**GOAL OF THE EXERCISE:** Retype the data exactly, from its first line to the line containing "9.3, 9.2, 8.95, 8.8, 8.2, 8.0, 7.7, 7.6];", including both, and skip any picture.

Start SOURCE EXCERPT

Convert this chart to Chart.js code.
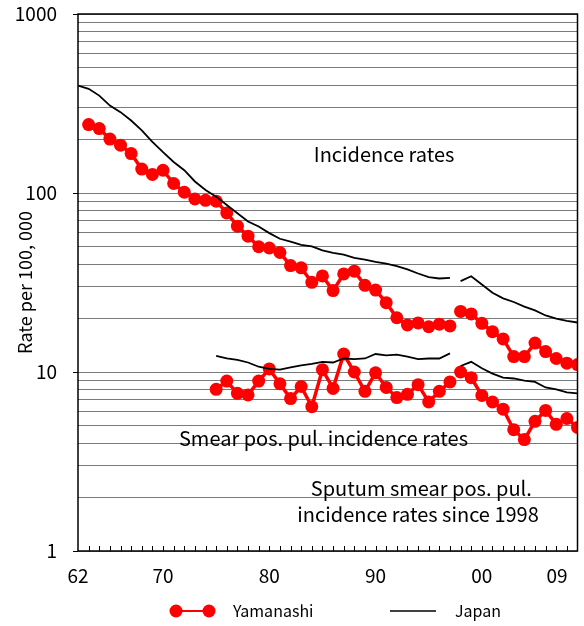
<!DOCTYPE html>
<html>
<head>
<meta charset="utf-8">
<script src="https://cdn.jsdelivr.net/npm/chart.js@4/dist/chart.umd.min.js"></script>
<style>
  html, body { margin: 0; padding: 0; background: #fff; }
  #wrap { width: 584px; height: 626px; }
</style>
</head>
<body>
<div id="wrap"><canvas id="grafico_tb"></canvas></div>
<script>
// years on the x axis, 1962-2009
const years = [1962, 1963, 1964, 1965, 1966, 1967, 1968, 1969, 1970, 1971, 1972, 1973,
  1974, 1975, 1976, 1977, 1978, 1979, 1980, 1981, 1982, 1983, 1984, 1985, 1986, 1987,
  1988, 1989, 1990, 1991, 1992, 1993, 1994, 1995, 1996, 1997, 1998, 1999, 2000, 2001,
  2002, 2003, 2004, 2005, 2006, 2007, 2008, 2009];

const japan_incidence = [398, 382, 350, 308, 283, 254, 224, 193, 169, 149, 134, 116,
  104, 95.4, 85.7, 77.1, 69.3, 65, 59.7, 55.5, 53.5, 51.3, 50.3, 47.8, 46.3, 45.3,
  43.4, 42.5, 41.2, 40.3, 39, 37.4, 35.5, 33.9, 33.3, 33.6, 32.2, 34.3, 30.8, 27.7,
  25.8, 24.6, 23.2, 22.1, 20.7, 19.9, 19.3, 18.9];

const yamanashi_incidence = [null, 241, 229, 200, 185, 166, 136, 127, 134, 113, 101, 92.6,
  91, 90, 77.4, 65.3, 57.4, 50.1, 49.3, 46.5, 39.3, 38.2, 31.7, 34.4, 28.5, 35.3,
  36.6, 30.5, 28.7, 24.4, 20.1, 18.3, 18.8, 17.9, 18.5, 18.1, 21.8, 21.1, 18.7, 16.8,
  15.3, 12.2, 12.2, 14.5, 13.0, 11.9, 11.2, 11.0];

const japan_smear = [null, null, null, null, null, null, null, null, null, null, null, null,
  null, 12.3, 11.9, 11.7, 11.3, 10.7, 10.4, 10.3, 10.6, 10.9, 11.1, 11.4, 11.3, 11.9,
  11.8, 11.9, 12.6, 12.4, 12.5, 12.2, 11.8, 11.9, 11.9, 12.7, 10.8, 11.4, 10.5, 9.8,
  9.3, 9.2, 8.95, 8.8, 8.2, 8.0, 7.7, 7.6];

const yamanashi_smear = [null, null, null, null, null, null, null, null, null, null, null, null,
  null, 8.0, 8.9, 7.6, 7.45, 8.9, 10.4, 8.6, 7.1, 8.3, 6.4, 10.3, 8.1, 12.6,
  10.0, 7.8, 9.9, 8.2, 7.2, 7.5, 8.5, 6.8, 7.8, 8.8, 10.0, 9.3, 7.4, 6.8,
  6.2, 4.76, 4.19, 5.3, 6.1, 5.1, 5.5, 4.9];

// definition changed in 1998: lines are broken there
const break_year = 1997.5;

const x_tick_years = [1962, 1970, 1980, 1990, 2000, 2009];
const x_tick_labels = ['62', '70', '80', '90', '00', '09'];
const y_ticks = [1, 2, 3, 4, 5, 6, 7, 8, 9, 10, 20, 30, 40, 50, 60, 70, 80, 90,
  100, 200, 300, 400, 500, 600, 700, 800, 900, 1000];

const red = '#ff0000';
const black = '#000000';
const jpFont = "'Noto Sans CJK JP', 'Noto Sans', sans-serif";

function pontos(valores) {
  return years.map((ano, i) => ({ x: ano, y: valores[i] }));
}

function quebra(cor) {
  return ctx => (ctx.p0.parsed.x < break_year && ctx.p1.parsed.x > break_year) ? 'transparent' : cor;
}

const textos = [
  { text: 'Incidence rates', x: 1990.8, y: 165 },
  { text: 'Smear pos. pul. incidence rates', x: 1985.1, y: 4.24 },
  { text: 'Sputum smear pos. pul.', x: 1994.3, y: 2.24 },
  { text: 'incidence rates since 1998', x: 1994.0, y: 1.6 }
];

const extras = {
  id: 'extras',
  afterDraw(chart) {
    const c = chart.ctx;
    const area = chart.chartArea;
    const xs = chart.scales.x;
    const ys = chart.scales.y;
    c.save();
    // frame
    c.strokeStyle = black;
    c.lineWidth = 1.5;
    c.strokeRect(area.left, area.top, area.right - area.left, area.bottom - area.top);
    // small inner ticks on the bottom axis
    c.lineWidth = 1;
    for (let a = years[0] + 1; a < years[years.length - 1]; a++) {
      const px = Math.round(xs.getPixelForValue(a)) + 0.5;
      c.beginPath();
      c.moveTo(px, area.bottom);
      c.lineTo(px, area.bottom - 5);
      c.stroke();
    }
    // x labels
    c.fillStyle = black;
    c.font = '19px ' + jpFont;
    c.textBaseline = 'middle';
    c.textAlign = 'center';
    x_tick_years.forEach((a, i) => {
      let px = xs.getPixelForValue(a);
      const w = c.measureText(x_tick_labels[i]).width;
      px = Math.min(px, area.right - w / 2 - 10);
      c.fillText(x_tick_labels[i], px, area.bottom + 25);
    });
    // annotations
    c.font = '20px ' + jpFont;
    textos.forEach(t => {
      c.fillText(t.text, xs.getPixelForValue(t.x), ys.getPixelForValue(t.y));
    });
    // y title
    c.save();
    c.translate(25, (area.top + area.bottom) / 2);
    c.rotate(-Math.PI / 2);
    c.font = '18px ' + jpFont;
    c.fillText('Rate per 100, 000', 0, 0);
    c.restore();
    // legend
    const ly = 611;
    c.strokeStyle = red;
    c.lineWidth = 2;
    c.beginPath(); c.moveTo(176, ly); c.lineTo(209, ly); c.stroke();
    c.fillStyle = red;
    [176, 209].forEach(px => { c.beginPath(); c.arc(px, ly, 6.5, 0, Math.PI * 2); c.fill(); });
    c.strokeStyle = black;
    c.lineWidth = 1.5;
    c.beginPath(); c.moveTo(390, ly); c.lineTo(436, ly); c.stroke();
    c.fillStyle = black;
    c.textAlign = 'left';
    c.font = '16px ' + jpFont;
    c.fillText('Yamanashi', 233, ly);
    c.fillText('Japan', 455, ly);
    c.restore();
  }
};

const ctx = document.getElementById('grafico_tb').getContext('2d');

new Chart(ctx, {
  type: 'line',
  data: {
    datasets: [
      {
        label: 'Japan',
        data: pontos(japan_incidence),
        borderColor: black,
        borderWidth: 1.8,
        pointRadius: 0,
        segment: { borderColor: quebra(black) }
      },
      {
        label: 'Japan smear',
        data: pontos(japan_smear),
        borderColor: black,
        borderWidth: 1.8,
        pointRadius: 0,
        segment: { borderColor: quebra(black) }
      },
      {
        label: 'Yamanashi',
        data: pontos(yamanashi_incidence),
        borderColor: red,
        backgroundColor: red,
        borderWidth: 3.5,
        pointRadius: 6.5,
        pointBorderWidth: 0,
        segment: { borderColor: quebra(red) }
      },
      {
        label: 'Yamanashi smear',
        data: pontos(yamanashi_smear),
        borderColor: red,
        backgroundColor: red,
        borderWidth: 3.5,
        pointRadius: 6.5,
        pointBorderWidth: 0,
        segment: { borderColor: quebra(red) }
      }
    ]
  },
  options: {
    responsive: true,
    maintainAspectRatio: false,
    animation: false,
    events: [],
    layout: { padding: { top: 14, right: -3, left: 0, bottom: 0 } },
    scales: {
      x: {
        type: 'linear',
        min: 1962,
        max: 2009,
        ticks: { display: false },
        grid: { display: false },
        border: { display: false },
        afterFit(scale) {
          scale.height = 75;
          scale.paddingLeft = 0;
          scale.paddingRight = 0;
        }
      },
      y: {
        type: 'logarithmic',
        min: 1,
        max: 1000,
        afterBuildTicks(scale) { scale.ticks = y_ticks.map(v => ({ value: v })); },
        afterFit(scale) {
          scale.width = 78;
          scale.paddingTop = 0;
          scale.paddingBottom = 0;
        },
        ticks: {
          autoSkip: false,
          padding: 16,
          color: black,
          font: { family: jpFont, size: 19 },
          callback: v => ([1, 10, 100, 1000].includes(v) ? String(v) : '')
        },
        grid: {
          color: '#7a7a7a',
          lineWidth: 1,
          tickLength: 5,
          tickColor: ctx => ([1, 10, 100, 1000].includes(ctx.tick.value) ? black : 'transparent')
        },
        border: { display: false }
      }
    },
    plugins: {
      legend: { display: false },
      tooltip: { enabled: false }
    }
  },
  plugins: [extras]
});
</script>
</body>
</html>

End SOURCE EXCERPT

**PROBLEM SOLUTION:**
Convert this chart to Chart.js code.
<!DOCTYPE html>
<html>
<head>
<meta charset="utf-8">
<script src="https://cdn.jsdelivr.net/npm/chart.js@4/dist/chart.umd.min.js"></script>
<style>
  html, body { margin: 0; padding: 0; background: #fff; }
  #wrap { width: 584px; height: 626px; }
</style>
</head>
<body>
<div id="wrap"><canvas id="grafico_tb"></canvas></div>
<script>
// years on the x axis, 1962-2009
const years = [1962, 1963, 1964, 1965, 1966, 1967, 1968, 1969, 1970, 1971, 1972, 1973,
  1974, 1975, 1976, 1977, 1978, 1979, 1980, 1981, 1982, 1983, 1984, 1985, 1986, 1987,
  1988, 1989, 1990, 1991, 1992, 1993, 1994, 1995, 1996, 1997, 1998, 1999, 2000, 2001,
  2002, 2003, 2004, 2005, 2006, 2007, 2008, 2009];

const japan_incidence = [398, 382, 350, 308, 283, 254, 224, 193, 169, 149, 134, 116,
  104, 95.4, 85.7, 77.1, 69.3, 65, 59.7, 55.5, 53.5, 51.3, 50.3, 47.8, 46.3, 45.3,
  43.4, 42.5, 41.2, 40.3, 39, 37.4, 35.5, 33.9, 33.3, 33.6, 32.2, 34.3, 30.8, 27.7,
  25.8, 24.6, 23.2, 22.1, 20.7, 19.9, 19.3, 18.9];

const yamanashi_incidence = [null, 241, 229, 200, 185, 166, 136, 127, 134, 113, 101, 92.6,
  91, 90, 77.4, 65.3, 57.4, 50.1, 49.3, 46.5, 39.3, 38.2, 31.7, 34.4, 28.5, 35.3,
  36.6, 30.5, 28.7, 24.4, 20.1, 18.3, 18.8, 17.9, 18.5, 18.1, 21.8, 21.1, 18.7, 16.8,
  15.3, 12.2, 12.2, 14.5, 13.0, 11.9, 11.2, 11.0];

const japan_smear = [null, null, null, null, null, null, null, null, null, null, null, null,
  null, 12.3, 11.9, 11.7, 11.3, 10.7, 10.4, 10.3, 10.6, 10.9, 11.1, 11.4, 11.3, 11.9,
  11.8, 11.9, 12.6, 12.4, 12.5, 12.2, 11.8, 11.9, 11.9, 12.7, 10.8, 11.4, 10.5, 9.8,
  9.3, 9.2, 8.95, 8.8, 8.2, 8.0, 7.7, 7.6];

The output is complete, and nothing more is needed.